Zivilschutzchef Angelo Borrelli rief die Italiener zu Geduld auf. Der Höhepunkt der Epidemie sei noch nicht erreicht. Noch zwei Wochen könnte es dauern, bis die akuteste Phase der Seuche vorbei sei. Außenminister Luigi Di Maio bekräftigte seinen Aufruf an die Italiener, zu Hause zu bleiben. "Ansonsten sind wir gezwungen, noch drastischere Maßnahmen einzuführen", drohte Di Maio.
Es wird erwartet, dass die Regierung in Kürze die Ausgangssperre verschärft, wie es der lombardische Präsident Attilio Fontana mit Nachdruck fordert. In den kommenden 24 bis 48 Stunden seien neue Einschränkungen möglich, sagte der für die Regionen zuständige Minister Francesco Boccia. Unter anderem nannte er die Möglichkeit, alle Aktivitäten im Freien zu verbieten.

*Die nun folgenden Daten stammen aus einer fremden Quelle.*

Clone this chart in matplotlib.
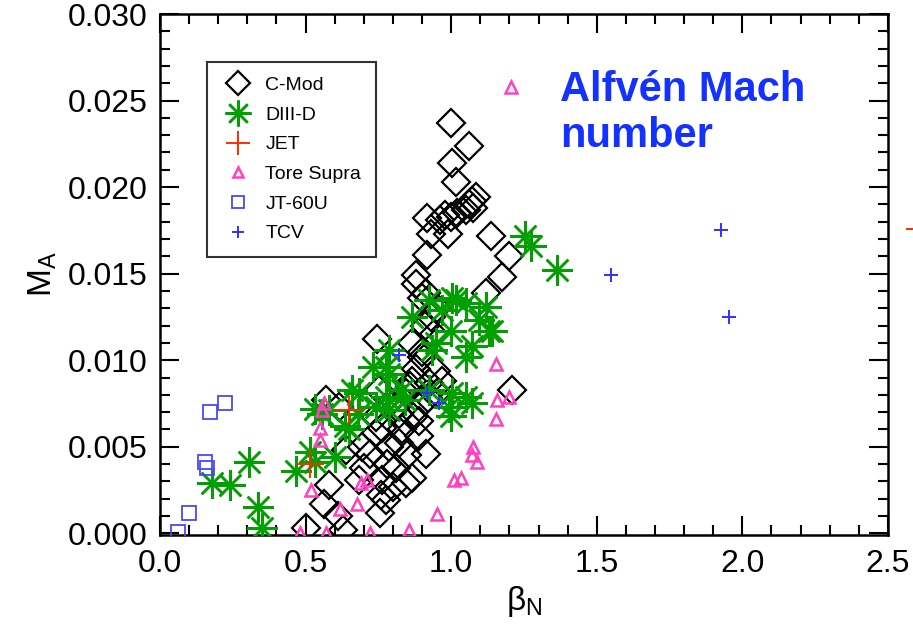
import matplotlib
matplotlib.use('Agg')
import matplotlib.pyplot as plt
from matplotlib.ticker import MultipleLocator, FormatStrFormatter

plt.rcParams['font.family'] = ['Liberation Sans', 'DejaVu Sans']
plt.rcParams['mathtext.fontset'] = 'custom'
plt.rcParams['mathtext.rm'] = 'Liberation Sans'
plt.rcParams['mathtext.it'] = 'Liberation Sans'

# C-Mod (open diamonds)
cmod_x = [1.0, 1.062, 1.003, 1.017, 1.05, 1.06, 1.07, 1.085, 1.075,
          0.918, 0.96, 0.98, 1.0, 1.02, 0.93, 0.99, 1.137,
          0.918, 1.2, 0.88, 1.175, 1.12, 0.914, 0.88, 0.9,
          0.747, 0.866, 0.9, 0.948, 0.97, 0.925, 0.866, 0.845, 0.89, 0.81,
          0.753, 0.616, 1.21, 0.94, 0.91, 0.88, 0.92, 0.95, 0.87, 0.57,
          0.5, 0.565, 0.58, 0.63, 0.61, 0.685, 0.755, 0.777, 0.743, 0.72,
          0.788, 0.846, 0.866, 0.81, 0.8, 0.764, 0.89, 0.914, 0.89, 0.832,
          0.822, 0.764, 0.743, 0.695, 0.64, 0.78, 0.85, 0.76, 0.7, 0.82,
          0.86, 0.79, 0.9, 0.95, 0.93]
cmod_y = [0.0237, 0.0224, 0.0214, 0.0203, 0.0187, 0.019, 0.0192, 0.0194, 0.0188,
          0.0182, 0.0181, 0.0184, 0.0183, 0.0185, 0.0173, 0.0173, 0.0172,
          0.0161, 0.016, 0.0149, 0.0148, 0.0139, 0.0139, 0.0144, 0.0136,
          0.0112, 0.011, 0.0102, 0.0094, 0.0088, 0.0087, 0.0088, 0.0081, 0.0073, 0.0073,
          0.0083, 0.0073, 0.0083, 0.0115, 0.012, 0.0095, 0.0078, 0.0081, 0.0067, 0.0077,
          0.0003, 0.0017, 0.0028, 0.0002, 0.001, 0.0031, 0.0012, 0.0019, 0.0058, 0.0046,
          0.005, 0.0029, 0.0032, 0.0038, 0.0027, 0.0031, 0.0056, 0.0046, 0.0065, 0.006,
          0.0069, 0.0061, 0.0067, 0.005, 0.0048, 0.004, 0.0045, 0.0022, 0.0038, 0.0052,
          0.0085, 0.0075, 0.0105, 0.013, 0.0125]

# DIII-D (asterisks)
d3d_x = [1.255, 1.275, 1.363, 0.925, 1.003, 1.05, 1.12, 0.866, 0.97, 1.096,
         1.14, 1.0, 1.07, 1.05, 0.948, 0.788, 0.73, 0.788, 0.685, 0.777,
         0.832, 1.003, 1.05, 0.925, 1.0, 0.84, 0.58, 0.634, 0.534, 0.6,
         0.466, 0.305, 0.24, 0.178, 0.336, 0.35, 0.514, 0.534, 0.68, 0.558,
         0.788, 1.07, 0.65, 1.017, 1.13, 0.935, 0.993, 0.66, 0.743, 0.777]
d3d_y = [0.0172, 0.0166, 0.0152, 0.0135, 0.0136, 0.0133, 0.0131, 0.0125, 0.0129, 0.0123,
         0.0117, 0.0117, 0.0108, 0.0102, 0.011, 0.0106, 0.0096, 0.0092, 0.0081, 0.0079,
         0.0083, 0.0081, 0.0079, 0.0083, 0.0068, 0.0077, 0.0071, 0.0062, 0.0041, 0.0044,
         0.0036, 0.0041, 0.0028, 0.0029, 0.0015, 0.0003, 0.0047, 0.0072, 0.0069, 0.0069,
         0.0071, 0.0075, 0.006, 0.0135, 0.0117, 0.0106, 0.0073, 0.0083, 0.0073, 0.0096]

# JET (red crosses), last one sits just past the right edge
jet_x = [0.514, 0.65, 2.61]
jet_y = [0.0040, 0.0071, 0.0176]

# Tore Supra (open triangles)
ts_x = [1.205, 1.154, 1.157, 1.2, 1.154, 1.07, 1.075, 1.09, 1.034, 1.01,
        0.95, 0.565, 0.558, 0.548, 0.52, 0.617, 0.675, 0.69, 0.712, 0.856,
        0.48, 0.57, 0.72, 0.548]
ts_y = [0.0258, 0.0098, 0.0077, 0.0079, 0.0066, 0.0045, 0.005, 0.0041, 0.0032, 0.0031,
        0.0011, 0.0075, 0.0071, 0.0054, 0.0025, 0.0014, 0.0017, 0.0029, 0.0031, 0.0002,
        0.0, 0.0, 0.0, 0.0061]

# JT-60U (open squares)
jt_x = [0.062, 0.1, 0.154, 0.16, 0.171, 0.223]
jt_y = [0.0001, 0.0012, 0.0041, 0.0038, 0.0070, 0.0075]

# TCV (small blue plus)
tcv_x = [1.548, 1.928, 1.955, 0.822, 0.918, 0.959]
tcv_y = [0.0149, 0.0175, 0.0125, 0.0103, 0.0081, 0.0075]

fig = plt.figure(figsize=(9.13, 6.31), dpi=100)
ax = fig.add_axes([0.1752, 0.1521, 0.7974, 0.8257])

ax.plot(cmod_x, cmod_y, ls='none', marker='D', ms=14, mfc='none', mec='black', mew=1.6,
        label='C-Mod', zorder=3)
ax.plot(d3d_x, d3d_y, ls='none', marker=(8, 2, 0), ms=22, mec='#00a000', mew=1.8,
        label='DIII-D', zorder=4)
ax.plot(jet_x, jet_y, ls='none', marker='+', ms=20, mec='#ff2a00', mew=1.4,
        label='JET', zorder=5, clip_on=False)
ax.plot(ts_x, ts_y, ls='none', marker='^', ms=8, mfc='none', mec='#ff40c0', mew=1.8,
        label='Tore Supra', zorder=5)
ax.plot(jt_x, jt_y, ls='none', marker='s', ms=10, mfc='none', mec='#4848ff', mew=1.3,
        label='JT-60U', zorder=5)
ax.plot(tcv_x, tcv_y, ls='none', marker='+', ms=10, mec='#3030ff', mew=1.4,
        label='TCV', zorder=6)

ax.set_xlim(0, 2.5)
ax.set_ylim(-0.0001, 0.030)
ax.xaxis.set_major_locator(MultipleLocator(0.5))
ax.xaxis.set_minor_locator(MultipleLocator(0.1))
ax.yaxis.set_major_locator(MultipleLocator(0.005))
ax.yaxis.set_minor_locator(MultipleLocator(0.001))
ax.xaxis.set_major_formatter(FormatStrFormatter('%.1f'))
ax.yaxis.set_major_formatter(FormatStrFormatter('%.3f'))
ax.tick_params(which='both', direction='in', top=True, right=True, width=1.5,
               labelsize=23, colors='black')
ax.tick_params(which='major', length=14, pad=10)
ax.tick_params(which='minor', length=7)
ax.tick_params(axis='y', which='major', pad=9)
for s in ax.spines.values():
    s.set_linewidth(1.8)

ax.set_xlabel(r'$\mathrm{\beta_N}$', fontsize=24, labelpad=4)
ax.set_ylabel(r'$\mathrm{M_A}$', fontsize=24, labelpad=6)

leg = ax.legend(loc='upper left', bbox_to_anchor=(0.0646, 0.908), fontsize=14,
                frameon=True, fancybox=False, edgecolor='black', borderpad=0.75,
                labelspacing=0.62, handletextpad=0.55, handlelength=1.7,
                borderaxespad=0, markerscale=0.85)
leg.get_frame().set_linewidth(1.5)

ax.text(0.549, 0.893, 'Alfvén Mach\nnumber', transform=ax.transAxes, color='#1432ff',
        fontsize=30, fontweight='bold', va='top', ha='left', linespacing=1.2)

fig.savefig('out.png', dpi=100)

Die Polizei in Rom wird ab Samstag Straßensperren errrichten und alle Fahrzeuge auf den Straßen der Stadt kontrollieren. Die Autos werden nicht mehr nur stichprobenartig wie derzeit kontrolliert. Damit will die Polizei sicher sein, dass nur Personen aus beruflichen, oder dringenden Gründen mit ihrem Fahrzeug in der Stadt unterwegs sind. Auch Personen zu Fuß sollen in Rom verstärkt kontrolliert werden, hieß es in einer Anordnung der römischen Polizei. Der Zugang zu weiten Teilen der Küste von Pomezia bis Anzio südlich von Rom wurde gesperrt. Die Maßnahmen wurden von der römischen Bürgermeisterin Virginia Raggi aus Sorge ergriffen, die sonnenhungrigen Römer könnten das schöne Wetter am Wochenende für Ausflüge nutzen.
Auch die Lombardei will noch schärfere Maßnahmen ergreifen, um die Zahl der Menschen auf den Straßen und in den öffentlichen Verkehrsmitteln zu reduzieren. Der lombardische Präsident sprach sich für einen kompletten Stopp von Sport im Freien aus. Alle Büros und Baustellen sollen geschlossen werden, um eine Verbreitung der Epidemie zu verhindern. Auch der öffentliche Verkehr soll weiterhin heruntergefahren werden.
114 Soldaten sind in Mailand im Einsatz, um zu kontrollieren, dass die Ausgangssperre eingehalten wird. Die Zahl der Militärs sei jedoch für die Bedürfnisse der lombardischen Metropole unzulänglich, beklagte Fontana.